# [Stated task]
Write every line out verbatim and omit the pictures.

# [Input for this task]
..........

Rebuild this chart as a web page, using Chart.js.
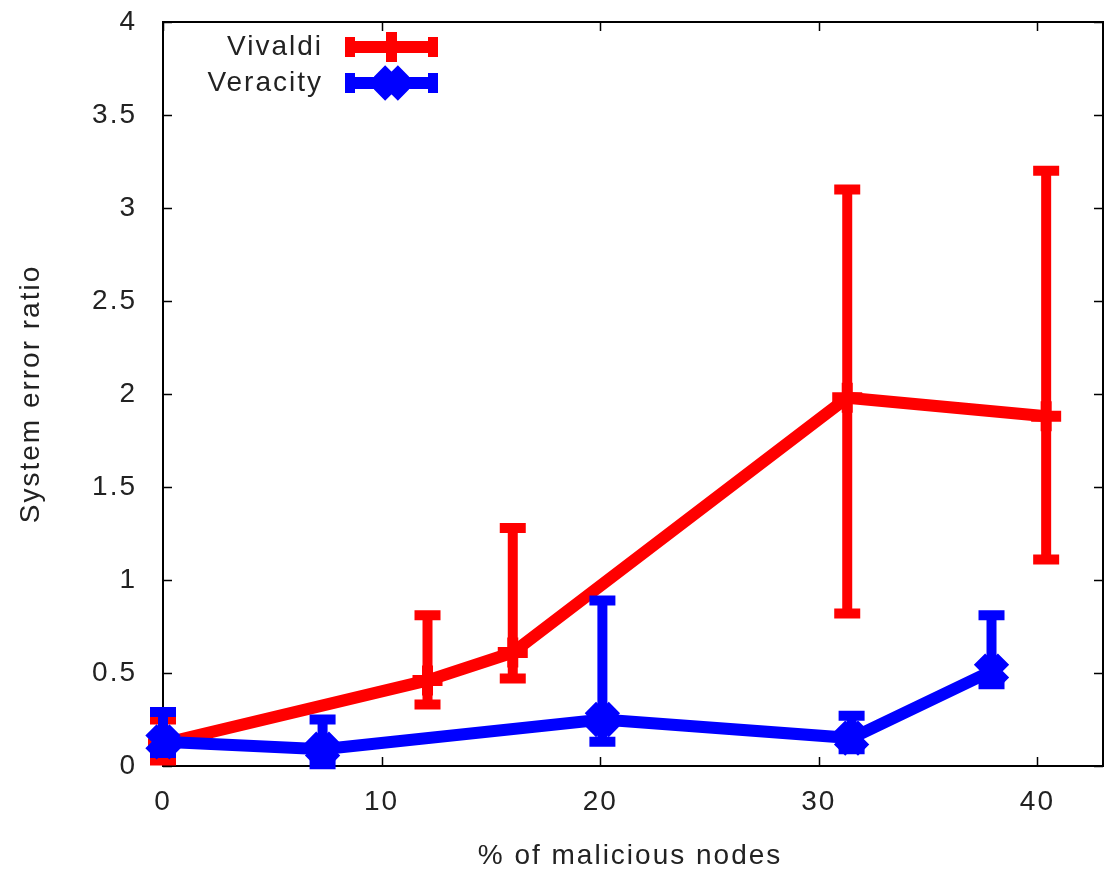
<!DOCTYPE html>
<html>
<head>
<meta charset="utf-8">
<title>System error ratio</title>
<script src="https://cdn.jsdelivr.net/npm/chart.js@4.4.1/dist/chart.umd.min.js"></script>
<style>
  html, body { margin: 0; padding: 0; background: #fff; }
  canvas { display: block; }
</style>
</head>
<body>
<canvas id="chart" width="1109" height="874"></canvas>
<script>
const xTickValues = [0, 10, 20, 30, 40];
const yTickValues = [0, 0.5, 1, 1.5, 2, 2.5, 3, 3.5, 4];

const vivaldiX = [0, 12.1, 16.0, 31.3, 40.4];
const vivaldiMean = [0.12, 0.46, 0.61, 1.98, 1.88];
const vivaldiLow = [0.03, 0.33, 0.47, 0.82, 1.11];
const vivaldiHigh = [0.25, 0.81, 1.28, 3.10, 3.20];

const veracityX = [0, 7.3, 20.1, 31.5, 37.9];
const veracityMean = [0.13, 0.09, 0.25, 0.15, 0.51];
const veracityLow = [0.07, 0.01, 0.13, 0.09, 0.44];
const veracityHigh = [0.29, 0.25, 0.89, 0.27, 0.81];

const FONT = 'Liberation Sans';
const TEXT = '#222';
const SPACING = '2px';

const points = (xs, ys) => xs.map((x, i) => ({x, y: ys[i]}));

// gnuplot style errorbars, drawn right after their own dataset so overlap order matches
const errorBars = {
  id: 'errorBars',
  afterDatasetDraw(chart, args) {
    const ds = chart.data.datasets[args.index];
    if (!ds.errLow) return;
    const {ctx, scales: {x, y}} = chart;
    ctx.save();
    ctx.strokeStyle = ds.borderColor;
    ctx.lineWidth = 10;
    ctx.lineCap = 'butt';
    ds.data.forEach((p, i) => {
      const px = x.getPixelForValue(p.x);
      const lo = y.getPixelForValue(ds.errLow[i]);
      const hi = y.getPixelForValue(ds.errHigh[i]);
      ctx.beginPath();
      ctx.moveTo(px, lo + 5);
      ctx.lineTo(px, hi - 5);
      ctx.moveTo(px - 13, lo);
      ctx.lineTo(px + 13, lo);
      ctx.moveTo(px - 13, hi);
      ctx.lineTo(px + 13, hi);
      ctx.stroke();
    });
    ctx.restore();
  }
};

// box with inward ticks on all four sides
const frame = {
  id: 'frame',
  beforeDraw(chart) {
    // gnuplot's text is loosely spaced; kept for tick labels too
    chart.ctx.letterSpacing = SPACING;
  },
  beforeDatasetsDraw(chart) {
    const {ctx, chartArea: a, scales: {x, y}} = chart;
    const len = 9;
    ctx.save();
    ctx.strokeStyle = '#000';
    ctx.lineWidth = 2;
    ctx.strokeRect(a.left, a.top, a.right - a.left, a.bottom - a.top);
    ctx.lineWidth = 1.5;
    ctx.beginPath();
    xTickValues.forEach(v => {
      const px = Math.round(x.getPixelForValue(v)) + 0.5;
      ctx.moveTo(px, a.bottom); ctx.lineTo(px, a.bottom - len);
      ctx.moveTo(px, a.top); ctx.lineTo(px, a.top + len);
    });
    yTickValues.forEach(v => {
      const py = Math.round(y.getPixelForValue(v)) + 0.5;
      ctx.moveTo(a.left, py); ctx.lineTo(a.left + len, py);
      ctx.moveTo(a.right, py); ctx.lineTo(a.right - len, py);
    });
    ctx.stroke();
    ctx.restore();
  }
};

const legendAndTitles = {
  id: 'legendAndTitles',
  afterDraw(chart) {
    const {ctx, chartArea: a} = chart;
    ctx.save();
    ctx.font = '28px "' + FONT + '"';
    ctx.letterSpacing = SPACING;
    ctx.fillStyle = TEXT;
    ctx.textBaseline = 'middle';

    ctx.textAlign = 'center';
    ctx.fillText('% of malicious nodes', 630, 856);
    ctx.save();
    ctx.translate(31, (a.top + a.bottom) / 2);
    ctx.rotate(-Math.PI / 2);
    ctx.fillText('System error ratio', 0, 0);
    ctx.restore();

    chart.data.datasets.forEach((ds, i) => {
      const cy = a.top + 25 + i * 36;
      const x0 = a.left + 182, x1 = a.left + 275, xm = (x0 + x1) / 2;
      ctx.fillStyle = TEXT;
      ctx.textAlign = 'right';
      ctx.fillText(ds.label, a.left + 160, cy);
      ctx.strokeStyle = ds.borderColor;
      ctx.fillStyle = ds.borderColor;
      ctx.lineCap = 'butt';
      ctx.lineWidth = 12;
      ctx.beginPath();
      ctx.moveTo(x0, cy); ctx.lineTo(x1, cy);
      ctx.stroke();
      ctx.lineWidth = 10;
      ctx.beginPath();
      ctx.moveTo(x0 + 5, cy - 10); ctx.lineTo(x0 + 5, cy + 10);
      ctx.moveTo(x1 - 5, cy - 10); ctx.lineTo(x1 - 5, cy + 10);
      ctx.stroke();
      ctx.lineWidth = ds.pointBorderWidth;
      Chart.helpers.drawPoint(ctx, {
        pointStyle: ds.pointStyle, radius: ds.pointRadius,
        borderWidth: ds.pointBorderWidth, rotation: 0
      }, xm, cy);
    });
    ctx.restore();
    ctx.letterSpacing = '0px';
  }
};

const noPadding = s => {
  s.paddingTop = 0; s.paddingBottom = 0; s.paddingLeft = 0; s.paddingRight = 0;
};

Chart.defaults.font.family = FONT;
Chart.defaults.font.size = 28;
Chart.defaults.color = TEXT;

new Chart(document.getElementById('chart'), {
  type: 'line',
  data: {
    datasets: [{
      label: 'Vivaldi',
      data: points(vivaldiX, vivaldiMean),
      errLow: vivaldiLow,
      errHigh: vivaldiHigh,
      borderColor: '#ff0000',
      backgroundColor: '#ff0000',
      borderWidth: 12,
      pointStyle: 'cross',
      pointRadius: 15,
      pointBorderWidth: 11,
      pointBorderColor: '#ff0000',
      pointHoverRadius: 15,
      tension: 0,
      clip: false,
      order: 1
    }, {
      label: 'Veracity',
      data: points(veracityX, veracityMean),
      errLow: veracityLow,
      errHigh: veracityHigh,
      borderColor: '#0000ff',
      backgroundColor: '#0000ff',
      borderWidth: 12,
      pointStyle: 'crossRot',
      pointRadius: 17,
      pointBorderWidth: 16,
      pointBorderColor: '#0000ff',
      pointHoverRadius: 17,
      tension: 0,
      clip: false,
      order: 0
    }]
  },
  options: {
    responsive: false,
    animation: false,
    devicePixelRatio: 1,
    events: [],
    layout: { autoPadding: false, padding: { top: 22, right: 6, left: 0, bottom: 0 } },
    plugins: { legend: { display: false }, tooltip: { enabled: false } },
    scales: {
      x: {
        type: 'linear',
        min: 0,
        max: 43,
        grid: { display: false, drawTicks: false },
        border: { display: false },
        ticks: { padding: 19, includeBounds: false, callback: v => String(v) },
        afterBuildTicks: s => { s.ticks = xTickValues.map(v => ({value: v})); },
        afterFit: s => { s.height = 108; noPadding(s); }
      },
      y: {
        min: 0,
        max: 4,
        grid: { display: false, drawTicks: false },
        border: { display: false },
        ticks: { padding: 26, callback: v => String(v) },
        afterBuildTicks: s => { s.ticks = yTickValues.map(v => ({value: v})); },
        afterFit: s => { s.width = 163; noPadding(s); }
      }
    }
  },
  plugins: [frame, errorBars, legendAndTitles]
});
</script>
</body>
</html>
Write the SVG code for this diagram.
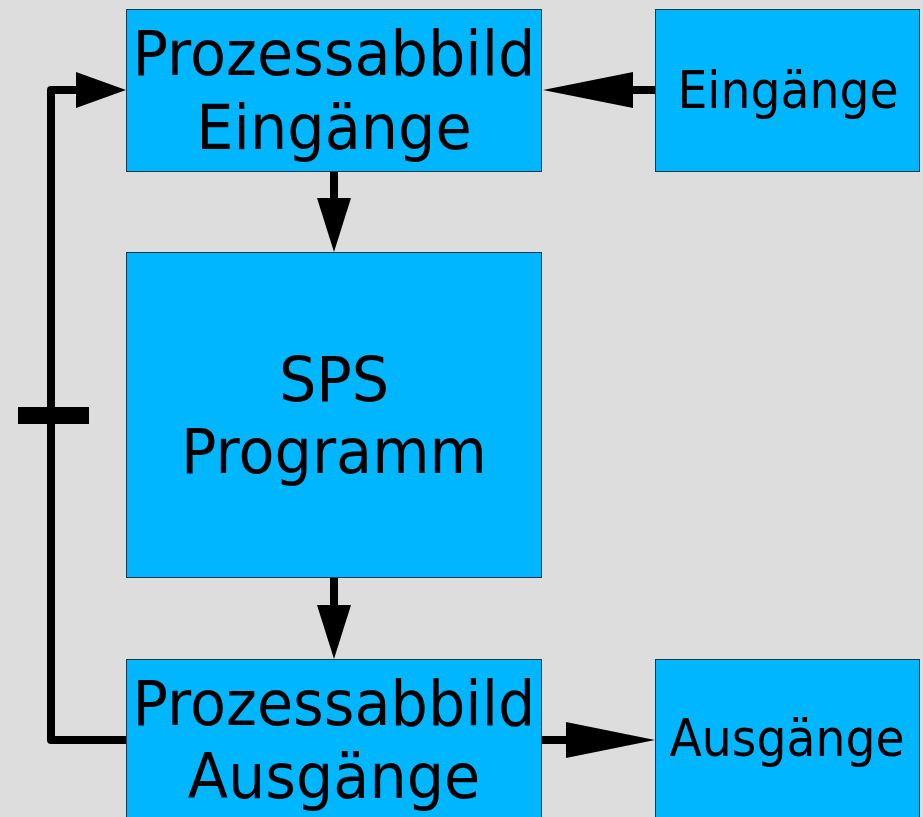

..........

# [Result of this exercise]
Rebuild this chart as a web page, using Chart.js.
<!DOCTYPE html>
<html>
<head>
<meta charset="utf-8">
<title>System error ratio</title>
<script src="https://cdn.jsdelivr.net/npm/chart.js@4.4.1/dist/chart.umd.min.js"></script>
<style>
  html, body { margin: 0; padding: 0; background: #fff; }
  canvas { display: block; }
</style>
</head>
<body>
<canvas id="chart" width="1109" height="874"></canvas>
<script>
const xTickValues = [0, 10, 20, 30, 40];
const yTickValues = [0, 0.5, 1, 1.5, 2, 2.5, 3, 3.5, 4];

const vivaldiX = [0, 12.1, 16.0, 31.3, 40.4];
const vivaldiMean = [0.12, 0.46, 0.61, 1.98, 1.88];
const vivaldiLow = [0.03, 0.33, 0.47, 0.82, 1.11];
const vivaldiHigh = [0.25, 0.81, 1.28, 3.10, 3.20];

const veracityX = [0, 7.3, 20.1, 31.5, 37.9];
const veracityMean = [0.13, 0.09, 0.25, 0.15, 0.51];
const veracityLow = [0.07, 0.01, 0.13, 0.09, 0.44];
const veracityHigh = [0.29, 0.25, 0.89, 0.27, 0.81];

const FONT = 'Liberation Sans';
const TEXT = '#222';
const SPACING = '2px';

const points = (xs, ys) => xs.map((x, i) => ({x, y: ys[i]}));

// gnuplot style errorbars, drawn right after their own dataset so overlap order matches
const errorBars = {
  id: 'errorBars',
  afterDatasetDraw(chart, args) {
    const ds = chart.data.datasets[args.index];
    if (!ds.errLow) return;
    const {ctx, scales: {x, y}} = chart;
    ctx.save();
    ctx.strokeStyle = ds.borderColor;
    ctx.lineWidth = 10;
    ctx.lineCap = 'butt';
    ds.data.forEach((p, i) => {
      const px = x.getPixelForValue(p.x);
      const lo = y.getPixelForValue(ds.errLow[i]);
      const hi = y.getPixelForValue(ds.errHigh[i]);
      ctx.beginPath();
      ctx.moveTo(px, lo + 5);
      ctx.lineTo(px, hi - 5);
      ctx.moveTo(px - 13, lo);
      ctx.lineTo(px + 13, lo);
      ctx.moveTo(px - 13, hi);
      ctx.lineTo(px + 13, hi);
      ctx.stroke();
    });
    ctx.restore();
  }
};

// box with inward ticks on all four sides
const frame = {
  id: 'frame',
  beforeDraw(chart) {
    // gnuplot's text is loosely spaced; kept for tick labels too
    chart.ctx.letterSpacing = SPACING;
  },
  beforeDatasetsDraw(chart) {
    const {ctx, chartArea: a, scales: {x, y}} = chart;
    const len = 9;
    ctx.save();
    ctx.strokeStyle = '#000';
    ctx.lineWidth = 2;
    ctx.strokeRect(a.left, a.top, a.right - a.left, a.bottom - a.top);
    ctx.lineWidth = 1.5;
    ctx.beginPath();
    xTickValues.forEach(v => {
      const px = Math.round(x.getPixelForValue(v)) + 0.5;
      ctx.moveTo(px, a.bottom); ctx.lineTo(px, a.bottom - len);
      ctx.moveTo(px, a.top); ctx.lineTo(px, a.top + len);
    });
    yTickValues.forEach(v => {
      const py = Math.round(y.getPixelForValue(v)) + 0.5;
      ctx.moveTo(a.left, py); ctx.lineTo(a.left + len, py);
      ctx.moveTo(a.right, py); ctx.lineTo(a.right - len, py);
    });
    ctx.stroke();
    ctx.restore();
  }
};

const legendAndTitles = {
  id: 'legendAndTitles',
  afterDraw(chart) {
    const {ctx, chartArea: a} = chart;
    ctx.save();
    ctx.font = '28px "' + FONT + '"';
    ctx.letterSpacing = SPACING;
    ctx.fillStyle = TEXT;
    ctx.textBaseline = 'middle';

    ctx.textAlign = 'center';
    ctx.fillText('% of malicious nodes', 630, 856);
    ctx.save();
    ctx.translate(31, (a.top + a.bottom) / 2);
    ctx.rotate(-Math.PI / 2);
    ctx.fillText('System error ratio', 0, 0);
    ctx.restore();

    chart.data.datasets.forEach((ds, i) => {
      const cy = a.top + 25 + i * 36;
      const x0 = a.left + 182, x1 = a.left + 275, xm = (x0 + x1) / 2;
      ctx.fillStyle = TEXT;
      ctx.textAlign = 'right';
      ctx.fillText(ds.label, a.left + 160, cy);
      ctx.strokeStyle = ds.borderColor;
      ctx.fillStyle = ds.borderColor;
      ctx.lineCap = 'butt';
      ctx.lineWidth = 12;
      ctx.beginPath();
      ctx.moveTo(x0, cy); ctx.lineTo(x1, cy);
      ctx.stroke();
      ctx.lineWidth = 10;
      ctx.beginPath();
      ctx.moveTo(x0 + 5, cy - 10); ctx.lineTo(x0 + 5, cy + 10);
      ctx.moveTo(x1 - 5, cy - 10); ctx.lineTo(x1 - 5, cy + 10);
      ctx.stroke();
      ctx.lineWidth = ds.pointBorderWidth;
      Chart.helpers.drawPoint(ctx, {
        pointStyle: ds.pointStyle, radius: ds.pointRadius,
        borderWidth: ds.pointBorderWidth, rotation: 0
      }, xm, cy);
    });
    ctx.restore();
    ctx.letterSpacing = '0px';
  }
};

const noPadding = s => {
  s.paddingTop = 0; s.paddingBottom = 0; s.paddingLeft = 0; s.paddingRight = 0;
};

Chart.defaults.font.family = FONT;
Chart.defaults.font.size = 28;
Chart.defaults.color = TEXT;

new Chart(document.getElementById('chart'), {
  type: 'line',
  data: {
    datasets: [{
      label: 'Vivaldi',
      data: points(vivaldiX, vivaldiMean),
      errLow: vivaldiLow,
      errHigh: vivaldiHigh,
      borderColor: '#ff0000',
      backgroundColor: '#ff0000',
      borderWidth: 12,
      pointStyle: 'cross',
      pointRadius: 15,
      pointBorderWidth: 11,
      pointBorderColor: '#ff0000',
      pointHoverRadius: 15,
      tension: 0,
      clip: false,
      order: 1
    }, {
      label: 'Veracity',
      data: points(veracityX, veracityMean),
      errLow: veracityLow,
      errHigh: veracityHigh,
      borderColor: '#0000ff',
      backgroundColor: '#0000ff',
      borderWidth: 12,
      pointStyle: 'crossRot',
      pointRadius: 17,
      pointBorderWidth: 16,
      pointBorderColor: '#0000ff',
      pointHoverRadius: 17,
      tension: 0,
      clip: false,
      order: 0
    }]
  },
  options: {
    responsive: false,
    animation: false,
    devicePixelRatio: 1,
    events: [],
    layout: { autoPadding: false, padding: { top: 22, right: 6, left: 0, bottom: 0 } },
    plugins: { legend: { display: false }, tooltip: { enabled: false } },
    scales: {
      x: {
        type: 'linear',
        min: 0,
        max: 43,
        grid: { display: false, drawTicks: false },
        border: { display: false },
        ticks: { padding: 19, includeBounds: false, callback: v => String(v) },
        afterBuildTicks: s => { s.ticks = xTickValues.map(v => ({value: v})); },
        afterFit: s => { s.height = 108; noPadding(s); }
      },
      y: {
        min: 0,
        max: 4,
        grid: { display: false, drawTicks: false },
        border: { display: false },
        ticks: { padding: 26, callback: v => String(v) },
        afterBuildTicks: s => { s.ticks = yTickValues.map(v => ({value: v})); },
        afterFit: s => { s.width = 163; noPadding(s); }
      }
    }
  },
  plugins: [frame, errorBars, legendAndTitles]
});
</script>
</body>
</html>
Write the SVG code for this diagram.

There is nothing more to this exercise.